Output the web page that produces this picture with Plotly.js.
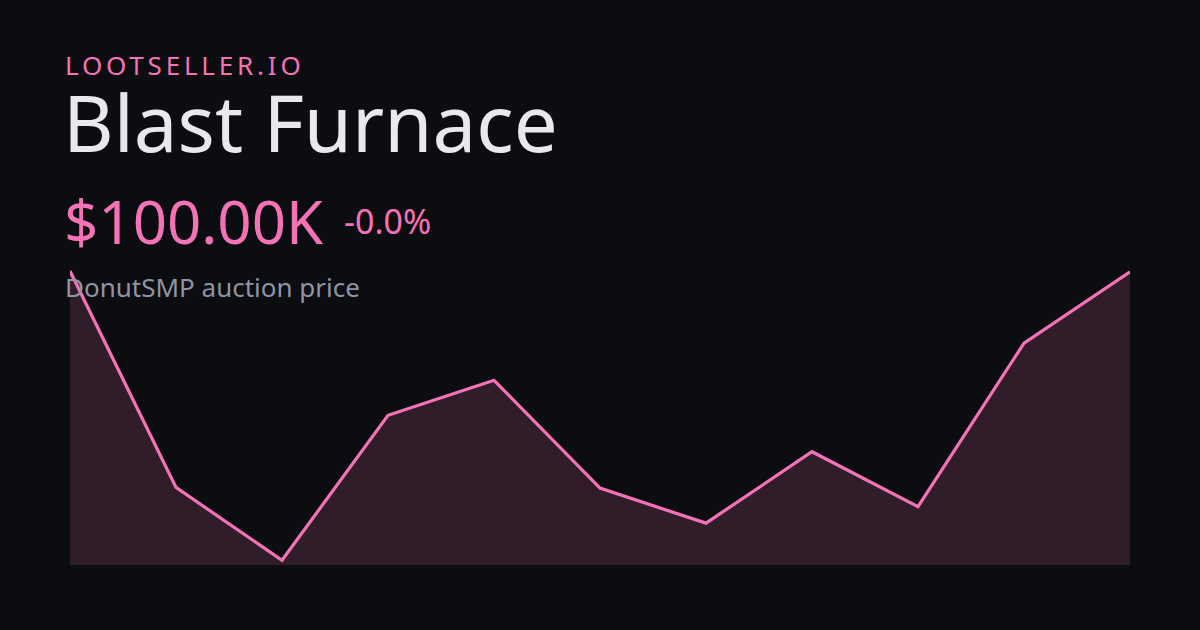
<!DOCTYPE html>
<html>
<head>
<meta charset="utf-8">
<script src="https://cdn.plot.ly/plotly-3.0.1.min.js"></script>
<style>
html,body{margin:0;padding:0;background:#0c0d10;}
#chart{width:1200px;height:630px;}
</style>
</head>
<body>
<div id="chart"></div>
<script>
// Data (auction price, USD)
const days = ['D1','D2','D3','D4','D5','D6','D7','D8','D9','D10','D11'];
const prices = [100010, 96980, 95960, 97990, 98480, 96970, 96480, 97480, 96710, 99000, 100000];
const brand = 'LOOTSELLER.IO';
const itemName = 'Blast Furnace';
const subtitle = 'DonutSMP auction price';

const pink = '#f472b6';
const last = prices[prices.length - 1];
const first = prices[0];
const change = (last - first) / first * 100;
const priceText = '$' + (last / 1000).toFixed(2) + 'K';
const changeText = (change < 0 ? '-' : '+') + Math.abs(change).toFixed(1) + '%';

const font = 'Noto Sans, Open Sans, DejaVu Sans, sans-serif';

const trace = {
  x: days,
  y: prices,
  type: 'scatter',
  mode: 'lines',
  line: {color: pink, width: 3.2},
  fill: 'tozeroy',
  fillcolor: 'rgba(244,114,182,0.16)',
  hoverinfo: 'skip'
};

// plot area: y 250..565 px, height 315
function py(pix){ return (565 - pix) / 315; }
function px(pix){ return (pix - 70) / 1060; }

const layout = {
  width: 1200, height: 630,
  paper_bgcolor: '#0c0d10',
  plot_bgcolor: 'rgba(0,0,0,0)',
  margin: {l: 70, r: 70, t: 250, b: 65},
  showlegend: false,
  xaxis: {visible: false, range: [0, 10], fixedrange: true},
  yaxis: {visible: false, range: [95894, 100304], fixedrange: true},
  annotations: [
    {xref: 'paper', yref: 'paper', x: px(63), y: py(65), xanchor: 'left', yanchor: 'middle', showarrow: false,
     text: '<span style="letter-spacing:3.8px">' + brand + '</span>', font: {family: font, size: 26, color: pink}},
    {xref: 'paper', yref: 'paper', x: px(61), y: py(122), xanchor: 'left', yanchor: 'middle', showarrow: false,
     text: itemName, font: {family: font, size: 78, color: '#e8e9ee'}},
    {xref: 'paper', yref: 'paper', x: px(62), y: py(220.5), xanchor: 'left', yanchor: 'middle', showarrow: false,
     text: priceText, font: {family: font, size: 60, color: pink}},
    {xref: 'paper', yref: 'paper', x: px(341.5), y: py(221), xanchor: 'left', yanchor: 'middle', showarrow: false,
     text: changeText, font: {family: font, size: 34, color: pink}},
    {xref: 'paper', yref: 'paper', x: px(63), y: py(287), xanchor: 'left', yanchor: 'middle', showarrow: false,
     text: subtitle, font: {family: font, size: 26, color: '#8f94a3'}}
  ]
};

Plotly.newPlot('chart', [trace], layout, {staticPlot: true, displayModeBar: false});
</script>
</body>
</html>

Exercise requirements = Copy out all of the data word for word. Do not carry over any picture.

The answer =
Output the web page that produces this picture with Plotly.js.
<!DOCTYPE html>
<html>
<head>
<meta charset="utf-8">
<script src="https://cdn.plot.ly/plotly-3.0.1.min.js"></script>
<style>
html,body{margin:0;padding:0;background:#0c0d10;}
#chart{width:1200px;height:630px;}
</style>
</head>
<body>
<div id="chart"></div>
<script>
// Data (auction price, USD)
const days = ['D1','D2','D3','D4','D5','D6','D7','D8','D9','D10','D11'];
const prices = [100010, 96980, 95960, 97990, 98480, 96970, 96480, 97480, 96710, 99000, 100000];
const brand = 'LOOTSELLER.IO';
const itemName = 'Blast Furnace';
const subtitle = 'DonutSMP auction price';

const pink = '#f472b6';
const last = prices[prices.length - 1];
const first = prices[0];
const change = (last - first) / first * 100;
const priceText = '$' + (last / 1000).toFixed(2) + 'K';
const changeText = (change < 0 ? '-' : '+') + Math.abs(change).toFixed(1) + '%';

const font = 'Noto Sans, Open Sans, DejaVu Sans, sans-serif';

const trace = {
  x: days,
  y: prices,
  type: 'scatter',
  mode: 'lines',
  line: {color: pink, width: 3.2},
  fill: 'tozeroy',
  fillcolor: 'rgba(244,114,182,0.16)',
  hoverinfo: 'skip'
};

// plot area: y 250..565 px, height 315
function py(pix){ return (565 - pix) / 315; }
function px(pix){ return (pix - 70) / 1060; }

const layout = {
  width: 1200, height: 630,
  paper_bgcolor: '#0c0d10',
  plot_bgcolor: 'rgba(0,0,0,0)',
  margin: {l: 70, r: 70, t: 250, b: 65},
  showlegend: false,
  xaxis: {visible: false, range: [0, 10], fixedrange: true},
  yaxis: {visible: false, range: [95894, 100304], fixedrange: true},
  annotations: [
    {xref: 'paper', yref: 'paper', x: px(63), y: py(65), xanchor: 'left', yanchor: 'middle', showarrow: false,
     text: '<span style="letter-spacing:3.8px">' + brand + '</span>', font: {family: font, size: 26, color: pink}},
    {xref: 'paper', yref: 'paper', x: px(61), y: py(122), xanchor: 'left', yanchor: 'middle', showarrow: false,
     text: itemName, font: {family: font, size: 78, color: '#e8e9ee'}},
    {xref: 'paper', yref: 'paper', x: px(62), y: py(220.5), xanchor: 'left', yanchor: 'middle', showarrow: false,
     text: priceText, font: {family: font, size: 60, color: pink}},
    {xref: 'paper', yref: 'paper', x: px(341.5), y: py(221), xanchor: 'left', yanchor: 'middle', showarrow: false,
     text: changeText, font: {family: font, size: 34, color: pink}},
    {xref: 'paper', yref: 'paper', x: px(63), y: py(287), xanchor: 'left', yanchor: 'middle', showarrow: false,
     text: subtitle, font: {family: font, size: 26, color: '#8f94a3'}}
  ]
};

Plotly.newPlot('chart', [trace], layout, {staticPlot: true, displayModeBar: false});
</script>
</body>
</html>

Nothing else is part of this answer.